• _Problem details_: Set down each line of the data below exactly as it stands, dropping the pictures.

____

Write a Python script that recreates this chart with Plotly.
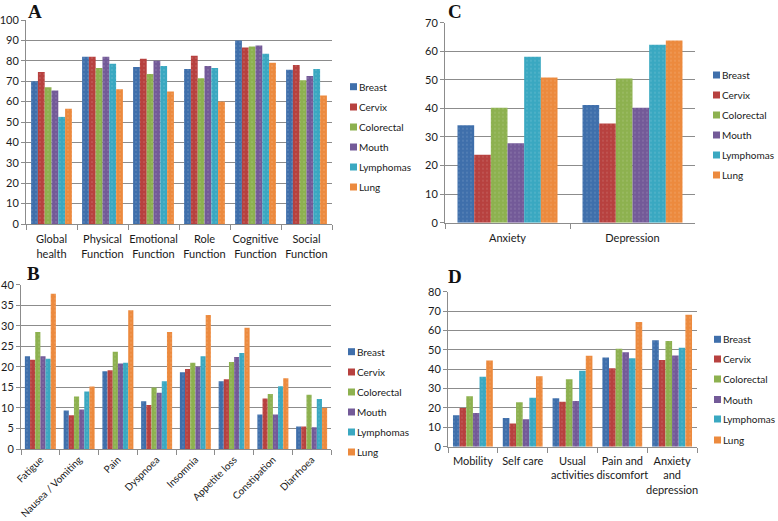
import plotly.graph_objects as go

W, H = 778, 521

series = ["Breast", "Cervix", "Colorectal", "Mouth", "Lymphomas", "Lung"]
colors = ["#3f6fab", "#b7413f", "#8db14f", "#735a98", "#3aa8c1", "#ec8a3e"]

# Panel A
a_categories = ["Global<br>health", "Physical<br>Function", "Emotional<br>Function",
                "Role<br>Function", "Cognitive<br>Function", "Social<br>Function"]
a_breast = [70, 82, 77, 76, 90, 75.6]
a_cervix = [74.5, 82, 81, 82.5, 86.5, 78]
a_colorectal = [67, 76.5, 73.5, 71.5, 87, 70.5]
a_mouth = [65.5, 82, 80, 77.5, 87.5, 72.5]
a_lymphomas = [52.5, 78.5, 77.5, 76.5, 83.5, 76]
a_lung = [56.5, 66, 65, 60, 79, 63]

# Panel B
b_categories = ["Fatigue", "Nausea / Vomiting", "Pain", "Dyspnoea", "Insomnia",
                "Appetite loss", "Constipation", "Diarrhoea"]
b_breast = [22.6, 9.4, 18.9, 11.6, 18.7, 16.5, 8.4, 5.5]
b_cervix = [21.7, 8.2, 19.2, 10.7, 19.5, 17.0, 12.3, 5.5]
b_colorectal = [28.5, 12.8, 23.7, 15.0, 21.0, 21.2, 13.4, 13.2]
b_mouth = [22.6, 9.6, 20.8, 13.7, 20.0, 22.4, 8.4, 5.3]
b_lymphomas = [22.0, 14.0, 21.0, 16.5, 22.6, 23.4, 15.3, 12.2]
b_lung = [37.8, 15.2, 33.8, 28.5, 32.6, 29.5, 17.2, 10.0]

# Panel C
c_categories = ["Anxiety", "Depression"]
c_breast = [34.1, 41.2]
c_cervix = [23.8, 34.7]
c_colorectal = [40.2, 50.5]
c_mouth = [27.8, 40.2]
c_lymphomas = [58.1, 62.3]
c_lung = [50.8, 63.8]

# Panel D
d_categories = ["Mobility", "Self care", "Usual<br>activities", "Pain and<br>discomfort",
                "Anxiety<br>and<br>depression"]
d_breast = [16.2, 14.8, 25.0, 46.1, 54.9]
d_cervix = [20.0, 12.0, 23.2, 40.5, 44.8]
d_colorectal = [26.0, 22.9, 34.8, 50.6, 54.6]
d_mouth = [17.4, 14.2, 23.6, 48.8, 47.1]
d_lymphomas = [36.1, 25.3, 39.2, 45.6, 51.1]
d_lung = [44.5, 36.4, 46.9, 64.4, 68.1]

panels = [
    ("A", a_categories, [a_breast, a_cervix, a_colorectal, a_mouth, a_lymphomas, a_lung], "x", "y"),
    ("B", b_categories, [b_breast, b_cervix, b_colorectal, b_mouth, b_lymphomas, b_lung], "x2", "y2"),
    ("C", c_categories, [c_breast, c_cervix, c_colorectal, c_mouth, c_lymphomas, c_lung], "x3", "y3"),
    ("D", d_categories, [d_breast, d_cervix, d_colorectal, d_mouth, d_lymphomas, d_lung], "x4", "y4"),
]

fig = go.Figure()
for name, cats, vals, xa, ya in panels:
    for s, v, c in zip(series, vals, colors):
        fig.add_trace(go.Bar(
            x=cats, y=v, name=s, xaxis=xa, yaxis=ya, showlegend=False,
            marker=dict(color=c, line=dict(width=0),
                        pattern=dict(shape=".", fillmode="overlay", fgcolor="white",
                                     fgopacity=0.22, size=4, solidity=0.12)),
            hovertemplate=s + ": %{y}<extra></extra>",
        ))

def px_x(p):
    return p / W

def px_y(p):
    return 1 - p / H

FONT = "Lato, 'Open Sans', Arial, sans-serif"
grid = "#8c8c8c"

def yaxis(dom, rng, dt, anchor):
    return dict(domain=dom, range=rng, dtick=dt, anchor=anchor, showgrid=True,
                gridcolor=grid, gridwidth=1, showline=True, linecolor=grid, linewidth=1,
                ticks="outside", ticklen=4, tickcolor=grid, zeroline=False, automargin=False,
                tickfont=dict(family=FONT, size=11, color="#1a1a1a"), fixedrange=True)

def xaxis(dom, anchor, angle=0, standoff=0, fsize=11):
    return dict(domain=dom, anchor=anchor, showline=True, linecolor=grid, linewidth=1,
                ticks="outside", ticklen=5, tickcolor=grid, tickson="boundaries",
                tickangle=angle, showgrid=False, automargin=False, ticklabelstandoff=standoff,
                tickfont=dict(family=FONT, size=fsize, color="#1a1a1a"), fixedrange=True)

fig.update_layout(
    width=W, height=H, margin=dict(l=0, r=0, t=0, b=0, pad=0), autosize=False,
    paper_bgcolor="white", plot_bgcolor="white",
    barmode="group", bargap=0.2, bargroupgap=0,
    xaxis=xaxis([px_x(26), px_x(332)], "y", standoff=5),
    yaxis=yaxis([px_y(224), px_y(20)], [0, 100], 10, "x"),
    xaxis2=xaxis([px_x(21), px_x(331)], "y2", angle=-45, fsize=10),
    yaxis2=yaxis([px_y(449), px_y(284.7)], [0, 40], 5, "x2"),
    xaxis3=xaxis([px_x(445), px_x(695)], "y3", standoff=5),
    yaxis3=yaxis([px_y(222.7), px_y(22.7)], [0, 70], 10, "x3"),
    xaxis4=xaxis([px_x(448), px_x(697)], "y4", standoff=4),
    yaxis4=yaxis([px_y(446.7), px_y(291.7)], [0, 80], 10, "x4"),
    font=dict(family=FONT, size=11, color="#1a1a1a"),
)

# Panel letters
letters = [("A", 27, 11), ("B", 26, 273), ("C", 447, 11), ("D", 447, 276)]
for t, x, y in letters:
    fig.add_annotation(text="<b>%s</b>" % t, x=px_x(x), y=px_y(y), xref="paper", yref="paper",
                       xanchor="left", yanchor="middle", showarrow=False, borderpad=0,
                       font=dict(family="'Liberation Serif', 'Times New Roman', serif", size=19, color="#111"))

# Legends (one per panel)
legends = [(350, [86.7, 107, 127, 147, 167, 187]),
           (348, [351.7, 372, 392, 412, 432, 452]),
           (713, [75, 95, 115, 135, 155, 175]),
           (714, [339.3, 359, 379, 399.5, 419, 440])]
for lx, ys in legends:
    for s, c, yy in zip(series, colors, ys):
        fig.add_shape(type="rect", xref="paper", yref="paper",
                      x0=px_x(lx), x1=px_x(lx + 7), y0=px_y(yy + 3.5), y1=px_y(yy - 3.5),
                      fillcolor=c, line=dict(width=0))
        fig.add_annotation(text=s, x=px_x(lx + 7), y=px_y(yy), xref="paper", yref="paper",
                           xanchor="left", yanchor="middle", showarrow=False,
                           font=dict(family=FONT, size=10, color="#1a1a1a"))

fig.write_html("out.html", config={"displayModeBar": False},
               post_script="document.body.style.margin='0';document.body.style.padding='0';")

____

• _Answer to this task_:
Write a Python script that recreates this chart with Plotly.
import plotly.graph_objects as go

W, H = 778, 521

series = ["Breast", "Cervix", "Colorectal", "Mouth", "Lymphomas", "Lung"]
colors = ["#3f6fab", "#b7413f", "#8db14f", "#735a98", "#3aa8c1", "#ec8a3e"]

# Panel A
a_categories = ["Global<br>health", "Physical<br>Function", "Emotional<br>Function",
                "Role<br>Function", "Cognitive<br>Function", "Social<br>Function"]
a_breast = [70, 82, 77, 76, 90, 75.6]
a_cervix = [74.5, 82, 81, 82.5, 86.5, 78]
a_colorectal = [67, 76.5, 73.5, 71.5, 87, 70.5]
a_mouth = [65.5, 82, 80, 77.5, 87.5, 72.5]
a_lymphomas = [52.5, 78.5, 77.5, 76.5, 83.5, 76]
a_lung = [56.5, 66, 65, 60, 79, 63]

# Panel B
b_categories = ["Fatigue", "Nausea / Vomiting", "Pain", "Dyspnoea", "Insomnia",
                "Appetite loss", "Constipation", "Diarrhoea"]
b_breast = [22.6, 9.4, 18.9, 11.6, 18.7, 16.5, 8.4, 5.5]
b_cervix = [21.7, 8.2, 19.2, 10.7, 19.5, 17.0, 12.3, 5.5]
b_colorectal = [28.5, 12.8, 23.7, 15.0, 21.0, 21.2, 13.4, 13.2]
b_mouth = [22.6, 9.6, 20.8, 13.7, 20.0, 22.4, 8.4, 5.3]
b_lymphomas = [22.0, 14.0, 21.0, 16.5, 22.6, 23.4, 15.3, 12.2]
b_lung = [37.8, 15.2, 33.8, 28.5, 32.6, 29.5, 17.2, 10.0]

# Panel C
c_categories = ["Anxiety", "Depression"]
c_breast = [34.1, 41.2]
c_cervix = [23.8, 34.7]
c_colorectal = [40.2, 50.5]
c_mouth = [27.8, 40.2]
c_lymphomas = [58.1, 62.3]
c_lung = [50.8, 63.8]

# Panel D
d_categories = ["Mobility", "Self care", "Usual<br>activities", "Pain and<br>discomfort",
                "Anxiety<br>and<br>depression"]
d_breast = [16.2, 14.8, 25.0, 46.1, 54.9]
d_cervix = [20.0, 12.0, 23.2, 40.5, 44.8]
d_colorectal = [26.0, 22.9, 34.8, 50.6, 54.6]
d_mouth = [17.4, 14.2, 23.6, 48.8, 47.1]
d_lymphomas = [36.1, 25.3, 39.2, 45.6, 51.1]
d_lung = [44.5, 36.4, 46.9, 64.4, 68.1]

panels = [
    ("A", a_categories, [a_breast, a_cervix, a_colorectal, a_mouth, a_lymphomas, a_lung], "x", "y"),
    ("B", b_categories, [b_breast, b_cervix, b_colorectal, b_mouth, b_lymphomas, b_lung], "x2", "y2"),
    ("C", c_categories, [c_breast, c_cervix, c_colorectal, c_mouth, c_lymphomas, c_lung], "x3", "y3"),
    ("D", d_categories, [d_breast, d_cervix, d_colorectal, d_mouth, d_lymphomas, d_lung], "x4", "y4"),
]

fig = go.Figure()
for name, cats, vals, xa, ya in panels:
    for s, v, c in zip(series, vals, colors):
        fig.add_trace(go.Bar(
            x=cats, y=v, name=s, xaxis=xa, yaxis=ya, showlegend=False,
            marker=dict(color=c, line=dict(width=0),
                        pattern=dict(shape=".", fillmode="overlay", fgcolor="white",
                                     fgopacity=0.22, size=4, solidity=0.12)),
            hovertemplate=s + ": %{y}<extra></extra>",
        ))

def px_x(p):
    return p / W

def px_y(p):
    return 1 - p / H

FONT = "Lato, 'Open Sans', Arial, sans-serif"
grid = "#8c8c8c"

def yaxis(dom, rng, dt, anchor):
    return dict(domain=dom, range=rng, dtick=dt, anchor=anchor, showgrid=True,
                gridcolor=grid, gridwidth=1, showline=True, linecolor=grid, linewidth=1,
                ticks="outside", ticklen=4, tickcolor=grid, zeroline=False, automargin=False,
                tickfont=dict(family=FONT, size=11, color="#1a1a1a"), fixedrange=True)

def xaxis(dom, anchor, angle=0, standoff=0, fsize=11):
    return dict(domain=dom, anchor=anchor, showline=True, linecolor=grid, linewidth=1,
                ticks="outside", ticklen=5, tickcolor=grid, tickson="boundaries",
                tickangle=angle, showgrid=False, automargin=False, ticklabelstandoff=standoff,
                tickfont=dict(family=FONT, size=fsize, color="#1a1a1a"), fixedrange=True)

fig.update_layout(
    width=W, height=H, margin=dict(l=0, r=0, t=0, b=0, pad=0), autosize=False,
    paper_bgcolor="white", plot_bgcolor="white",
    barmode="group", bargap=0.2, bargroupgap=0,
    xaxis=xaxis([px_x(26), px_x(332)], "y", standoff=5),
    yaxis=yaxis([px_y(224), px_y(20)], [0, 100], 10, "x"),
    xaxis2=xaxis([px_x(21), px_x(331)], "y2", angle=-45, fsize=10),
    yaxis2=yaxis([px_y(449), px_y(284.7)], [0, 40], 5, "x2"),
    xaxis3=xaxis([px_x(445), px_x(695)], "y3", standoff=5),
    yaxis3=yaxis([px_y(222.7), px_y(22.7)], [0, 70], 10, "x3"),
    xaxis4=xaxis([px_x(448), px_x(697)], "y4", standoff=4),
    yaxis4=yaxis([px_y(446.7), px_y(291.7)], [0, 80], 10, "x4"),
    font=dict(family=FONT, size=11, color="#1a1a1a"),
)

# Panel letters
letters = [("A", 27, 11), ("B", 26, 273), ("C", 447, 11), ("D", 447, 276)]
for t, x, y in letters:
    fig.add_annotation(text="<b>%s</b>" % t, x=px_x(x), y=px_y(y), xref="paper", yref="paper",
                       xanchor="left", yanchor="middle", showarrow=False, borderpad=0,
                       font=dict(family="'Liberation Serif', 'Times New Roman', serif", size=19, color="#111"))

# Legends (one per panel)
legends = [(350, [86.7, 107, 127, 147, 167, 187]),
           (348, [351.7, 372, 392, 412, 432, 452]),
           (713, [75, 95, 115, 135, 155, 175]),
           (714, [339.3, 359, 379, 399.5, 419, 440])]
for lx, ys in legends:
    for s, c, yy in zip(series, colors, ys):
        fig.add_shape(type="rect", xref="paper", yref="paper",
                      x0=px_x(lx), x1=px_x(lx + 7), y0=px_y(yy + 3.5), y1=px_y(yy - 3.5),
                      fillcolor=c, line=dict(width=0))
        fig.add_annotation(text=s, x=px_x(lx + 7), y=px_y(yy), xref="paper", yref="paper",
                           xanchor="left", yanchor="middle", showarrow=False,
                           font=dict(family=FONT, size=10, color="#1a1a1a"))

fig.write_html("out.html", config={"displayModeBar": False},
               post_script="document.body.style.margin='0';document.body.style.padding='0';")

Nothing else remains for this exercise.